This is actually the Pennsylvania band’s second eponymous album; only that small-case first letter separates it from their 1991 debut. Heard in the context of their back catalogue, from that first work to 2000’s Cowboy Poems Free and to 2005’s The End Is Beautiful, echolyn might be their most accessible work to date.
From the introductory bars of opener Islands you know you’re in capable hands, and over its 16 minutes shows everything the band are best at. Ray Weston’s unforced vocal talent tops a tune that balances neo-prog with traditional songcraft. Chris Buzby’s powerful, trad-prog synth sounds are accompanied by Brett Kull’s urgent guitar lines; drummer Paul Ramsey drives smoothly through the many rhythmic gear changes and, importantly, Kull and Buzby’s choral backing vocals add distinctive colour.

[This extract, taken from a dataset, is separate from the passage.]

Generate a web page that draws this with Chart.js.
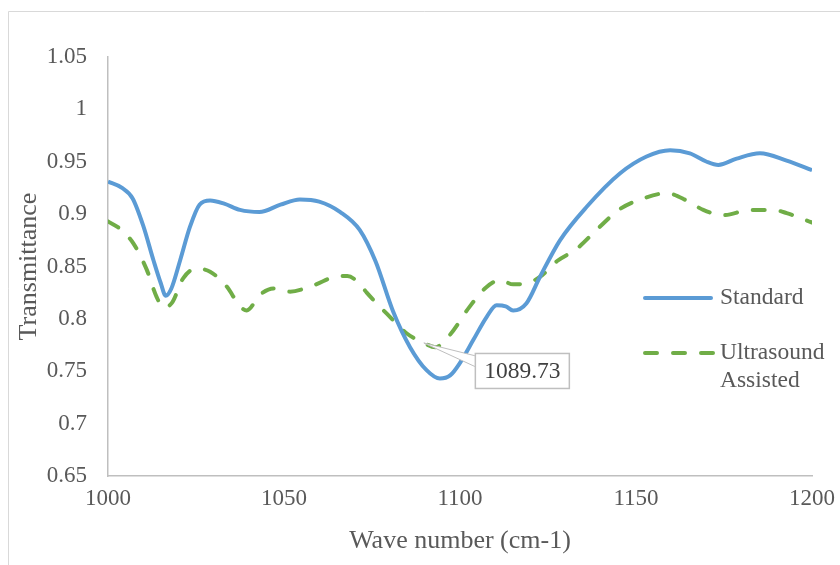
<!DOCTYPE html>
<html>
<head>
<meta charset="utf-8">
<script src="https://cdn.jsdelivr.net/npm/chart.js@4.4.0/dist/chart.umd.min.js"></script>
<style>
  html, body { margin: 0; padding: 0; background: #fff; }
  #wrap { width: 840px; height: 565px; position: relative; }
</style>
</head>
<body>
<div id="wrap"><canvas id="chart-canvas" width="840" height="565"></canvas></div>
<script>
// wave numbers (cm-1) and transmittance
const waveStd = [1000, 1004, 1007, 1010, 1013, 1015, 1016.4, 1018, 1020.5, 1023.3, 1026, 1029, 1033, 1037.5, 1043, 1049, 1054.5, 1060, 1066, 1071.5, 1076, 1081, 1085.8, 1090.5, 1094.3, 1097.2, 1100, 1103.8, 1107.6, 1110.4, 1113, 1115.1, 1118.9, 1122.7, 1128.4, 1136, 1145.5, 1153, 1159.7, 1165.3, 1170.1, 1173.4, 1178.6, 1185.2, 1192.8, 1200];
const transStd = [0.931, 0.925, 0.915, 0.889, 0.855, 0.834, 0.822, 0.829, 0.856, 0.888, 0.909, 0.913, 0.91, 0.904, 0.902, 0.909, 0.914, 0.912, 0.902, 0.885, 0.855, 0.807, 0.773, 0.751, 0.743, 0.746, 0.758, 0.78, 0.802, 0.813, 0.812, 0.808, 0.815, 0.84, 0.875, 0.907, 0.939, 0.955, 0.961, 0.958, 0.95, 0.947, 0.953, 0.958, 0.951, 0.942];

const waveUS = [1000, 1003.4, 1007.2, 1011, 1013.8, 1015.7, 1018.1, 1021.4, 1025, 1029, 1033.7, 1037.5, 1039.4, 1043.2, 1047, 1051.7, 1058.3, 1065.9, 1068, 1071.6, 1073.5, 1079.2, 1084.9, 1089.73, 1093, 1097.2, 1102.6, 1107.4, 1111.4, 1115.1, 1118.9, 1122.7, 1127.5, 1133.2, 1138.8, 1145.5, 1152.1, 1158.7, 1164.4, 1169.1, 1174.8, 1182.4, 1189, 1192.8, 1200];
const transUS = [0.893, 0.886, 0.872, 0.847, 0.821, 0.811, 0.815, 0.839, 0.848, 0.845, 0.831, 0.812, 0.808, 0.823, 0.829, 0.826, 0.832, 0.841, 0.841, 0.833, 0.825, 0.805, 0.786, 0.777, 0.773, 0.785, 0.811, 0.83, 0.837, 0.833, 0.834, 0.84, 0.855, 0.867, 0.885, 0.905, 0.915, 0.92, 0.913, 0.904, 0.899, 0.904, 0.904, 0.901, 0.892];

const seriesNames = ['Standard', ['Ultrasound', 'Assisted']];
const calloutX = 1089.73;
const calloutY = 0.777;
const calloutText = '1089.73';

const serif = "'Liberation Serif', 'Times New Roman', serif";
const textColor = '#595959';
const blue = '#5B9BD5';
const green = '#70AD47';

const toPoints = (xs, ys) => xs.map((x, i) => ({ x: x, y: ys[i] }));

// outer frame, legend and the data callout are drawn by hand
const extrasPlugin = {
  id: 'extras',
  beforeDraw(chart) {
    const ctx = chart.ctx;
    ctx.save();
    ctx.fillStyle = '#fff';
    ctx.fillRect(0, 0, chart.width, chart.height);
    ctx.strokeStyle = '#d9d9d9';
    ctx.lineWidth = 1;
    ctx.beginPath();
    ctx.moveTo(8.5, chart.height);
    ctx.lineTo(8.5, 11.5);
    ctx.lineTo(chart.width, 11.5);
    ctx.stroke();
    ctx.restore();
  },
  afterDraw(chart) {
    const ctx = chart.ctx;
    const xs = chart.scales.x;
    const ys = chart.scales.y;
    ctx.save();

    // legend
    ctx.font = '23.5px ' + serif;
    ctx.fillStyle = textColor;
    ctx.textBaseline = 'middle';
    ctx.lineCap = 'round';
    ctx.lineWidth = 4;

    ctx.strokeStyle = blue;
    ctx.setLineDash([]);
    ctx.beginPath();
    ctx.moveTo(645, 298);
    ctx.lineTo(711, 298);
    ctx.stroke();
    ctx.fillText(seriesNames[0], 720, 298);

    ctx.strokeStyle = green;
    ctx.setLineDash([12, 16]);
    ctx.beginPath();
    ctx.moveTo(645, 353);
    ctx.lineTo(713, 353);
    ctx.stroke();
    ctx.setLineDash([]);
    ctx.fillText(seriesNames[1][0], 720, 353);
    ctx.fillText(seriesNames[1][1], 720, 381);

    // callout
    const px = xs.getPixelForValue(calloutX);
    const py = ys.getPixelForValue(calloutY);
    const bx = px + 51, by = py + 10, bw = 94, bh = 35;
    ctx.lineCap = 'butt';
    ctx.lineWidth = 1;
    ctx.strokeStyle = '#bfbfbf';
    ctx.fillStyle = '#fff';
    ctx.beginPath();
    ctx.moveTo(px, py);
    ctx.lineTo(bx + 1, by + 3);
    ctx.lineTo(bx + 1, by + 14);
    ctx.closePath();
    ctx.fill();
    ctx.stroke();
    ctx.fillRect(bx, by, bw, bh);
    ctx.lineWidth = 1.5;
    ctx.strokeRect(bx + 0.5, by + 0.5, bw, bh);
    ctx.fillStyle = '#404040';
    ctx.font = '23.5px ' + serif;
    ctx.textAlign = 'center';
    ctx.fillText(calloutText, bx + bw / 2 + 0.5, by + bh / 2 + 1);

    ctx.restore();
  }
};

const ctx = document.getElementById('chart-canvas').getContext('2d');
new Chart(ctx, {
  type: 'line',
  data: {
    datasets: [
      {
        label: 'Standard',
        data: toPoints(waveStd, transStd),
        borderColor: blue,
        borderWidth: 4,
        pointRadius: 0,
        tension: 0.4,
        cubicInterpolationMode: 'monotone',
        fill: false
      },
      {
        label: 'Ultrasound Assisted',
        data: toPoints(waveUS, transUS),
        borderColor: green,
        borderWidth: 4,
        borderDash: [12, 16],
        borderCapStyle: 'round',
        pointRadius: 0,
        tension: 0.4,
        cubicInterpolationMode: 'monotone',
        fill: false
      }
    ]
  },
  options: {
    responsive: false,
    animation: false,
    layout: { padding: { left: 0, top: 57, right: 28, bottom: 0 } },
    plugins: {
      legend: { display: false },
      tooltip: { enabled: false }
    },
    scales: {
      x: {
        type: 'linear',
        min: 1000,
        max: 1200,
        grid: { display: false, drawTicks: false },
        border: { display: true, color: '#bfbfbf', width: 1.5 },
        ticks: {
          stepSize: 50,
          padding: 9,
          color: textColor,
          font: { family: serif, size: 23 },
          maxRotation: 0,
          callback: (v) => String(v)
        },
        title: {
          display: true,
          text: 'Wave number (cm-1)',
          color: textColor,
          font: { family: serif, size: 26 },
          padding: { top: 0, bottom: 8 }
        },
        afterFit(scale) {
          scale.height = 89;
          scale.paddingLeft = 0;
          scale.paddingRight = 0;
        }
      },
      y: {
        min: 0.65,
        max: 1.05,
        grid: { display: false, drawTicks: false },
        border: { display: true, color: '#bfbfbf', width: 1.5 },
        ticks: {
          stepSize: 0.05,
          padding: 21,
          color: textColor,
          font: { family: serif, size: 23 },
          callback: (v) => parseFloat(v.toFixed(2)).toString()
        },
        title: {
          display: true,
          text: 'Transmittance',
          color: textColor,
          font: { family: serif, size: 26 },
          padding: { top: 14, bottom: 0 }
        },
        afterFit(scale) { scale.width = 108; }
      }
    }
  },
  plugins: [extrasPlugin]
});
</script>
</body>
</html>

The sunny, shimmering Headright rests on a vibrant acoustic shuffle adorned with splashes of glockenspiel and Mellotron, while the languid Locust To Bethlehem (‘I am looking for ghosts/Listening to the pavement/With hopes of raising the dead/So they can shine again’) sparks with more ideas per verse than many mainstream rock albums have over their whole runtimes.
Some Memorial is a poignant reflection on numerous commemorations of death, and it’s also a diatribe against the vapid trappings and distractions of modern life, from soulless coffee shops to pills and cigarettes. The 12-minute musical setting is intriguing, those vocal harmonies come to the fore and Weston really puts the song across. Kull takes the lead admirably on Past Gravity, which opens as a soft acoustic ballad and gradually widens out into a grander, emotive piece.
Echolyn are frequently catchy without resorting to repetitive choruses, but in the rare, chromatic refrain here their muse falls, ‘From a great height past gravity/Through the blue of sea/To the island she’s made’. Less whimsical, When Sunday Spills is a kitchen sink drama about a relationship gone awry. It’s almost Beatlesy in parts, with banjo and a toy piano adding a charming homespun texture. The understated (Speaking In) Lampblack features some gorgeous strings, while manic closer The Cardinal And I signs off with a prog wig-out that leaves no room for doubt about the band’s technical skill.
That facility is a means to an end here. Perhaps now more than ever, echolyn are all about the song, and the vigour and imagination on display here suggest the band are in a good place. It’s a shame that the members are too busy making their respective livings elsewhere to commit to the project full-time. They still have so much to offer.